I think, though, that the timing was absolutely right - the next few months are critical in this process as we either make the decision to walk together into a future that may outlast us, or agree to go our separate ways - with, I fear, inevitable consequences.

Over the next couple of weeks, each congregation is tasked with identifying the topics we wish to raise at the joint members' meeting at the end of the month.  I fear that this will centre on hymnals, buildings and service times and miss the real issues of 'why do we exist?' and 'what shape might our future mission take?'  I'd love to be proved wrong, but I do not intend to hold my breath!  Maybe it was the choice of hymns last night that I found so demoralising, or the lady from D+1 who spoke of how her daughter who moved away over 40 years ago is still a member there, or even the person from Dibley who said 'I suppose I really should do x that I have committed to but I don't feel like it.'  Whatever it was, despite a well attended service and a timely message, I was left a bit uncertain of the future here.

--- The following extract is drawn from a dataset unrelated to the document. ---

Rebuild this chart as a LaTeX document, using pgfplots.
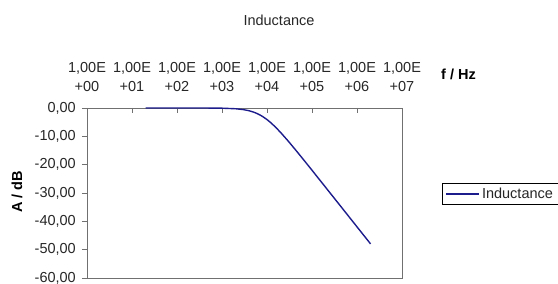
\documentclass[border=0pt]{standalone}
\usepackage{pgfplots}
\pgfplotsset{compat=1.18}
\usepackage{fontspec}
\setmainfont{Liberation Sans}
\definecolor{axgray}{HTML}{707070}
\definecolor{navyline}{HTML}{1C1C8C}
\begin{document}
\begin{tikzpicture}
\begin{axis}[
  at={(87bp,6bp)}, anchor=south west,
  scale only axis, width=315bp, height=170bp,
  xmode=log, xmin=1, xmax=1e7,
  ymin=-60, ymax=0,
  axis line style={axgray, line width=0.9bp},
  xtick={1,10,100,1000,10000,100000,1000000,10000000},
  xticklabels={{1,00E\\+00},{1,00E\\+01},{1,00E\\+02},{1,00E\\+03},{1,00E\\+04},{1,00E\\+05},{1,00E\\+06},{1,00E\\+07}},
  xtick pos=upper, xticklabel pos=upper,
  xminorticks=false,
  ytick={-60,-50,-40,-30,-20,-10,0},
  yticklabels={{-60,00},{-50,00},{-40,00},{-30,00},{-20,00},{-10,00},{0,00}},
  ytick pos=left,
  major tick length=5bp,
  tick style={axgray, line width=0.8bp},
  y tick style={xshift=-5bp},
  xticklabel style={align=center, font=\fontsize{14.5bp}{19bp}\selectfont, inner sep=0pt, yshift=16bp, text=black!85},
  yticklabel style={font=\fontsize{14.5bp}{17bp}\selectfont, inner sep=0pt, xshift=-11bp, text=black!85},
  legend style={at={(1.128,0.494)}, anchor=west, draw=black, line width=0.6bp, inner xsep=3bp, inner ysep=2.5bp, font=\fontsize{14.5bp}{17bp}\selectfont, text=black!85},
  legend cell align=left,
  legend image code/.code={\draw[#1] (0bp,0bp) -- (33bp,0bp);},
  clip=false,
]
\addplot[navyline, line width=1.4bp] coordinates {
 (20,0.000) (50,-0.0002) (100,-0.0007) (200,-0.0027) (500,-0.017)
 (1000,-0.067) (2000,-0.263) (3000,-0.571) (4000,-0.969) (5000,-1.432)
 (6000,-1.938) (7000,-2.469) (8000,-3.010) (10000,-4.087) (12000,-5.119)
 (15000,-6.547) (20000,-8.603) (30000,-11.779) (50000,-16.027) (70000,-18.897)
 (100000,-21.966) (200000,-27.966) (300000,-31.484) (500000,-35.918)
 (1000000,-41.938) (2000000,-47.959)
};
\addlegendentry{Inductance}
\end{axis}
\node[font=\fontsize{14.5bp}{17bp}\selectfont, text=black!85] at (279bp,264bp) {Inductance};
\node[font=\bfseries\fontsize{14.5bp}{17bp}\selectfont, anchor=west, inner sep=0pt] at (441bp,210bp) {f / Hz};
\node[font=\bfseries\fontsize{14.5bp}{17bp}\selectfont, rotate=90, inner sep=0pt] at (17bp,92bp) {A / dB};
\pgfresetboundingbox
\path (0,0) rectangle (558bp,284bp);
\end{tikzpicture}
\end{document}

Many children's hymns and songs use a journey metpahor and have the honesty to admit to struggles and uncertainty whilst keeping faith in a certain God.  This is not unlike the message we saw in the psalms over the last few weeks.  Can two walk together?  Right now I don't know, but at least wherever the journey ends up, God walks with us.  I don't think that this is denial, wishful thinking or shallow optimism, rather it is the rugged determined faith of the psalmist or of Isaiah speaking of God's servant who 'will not be discouraged' - something I read as a decision not to let the so-and-sos get you down, not an unruffled rising above it all.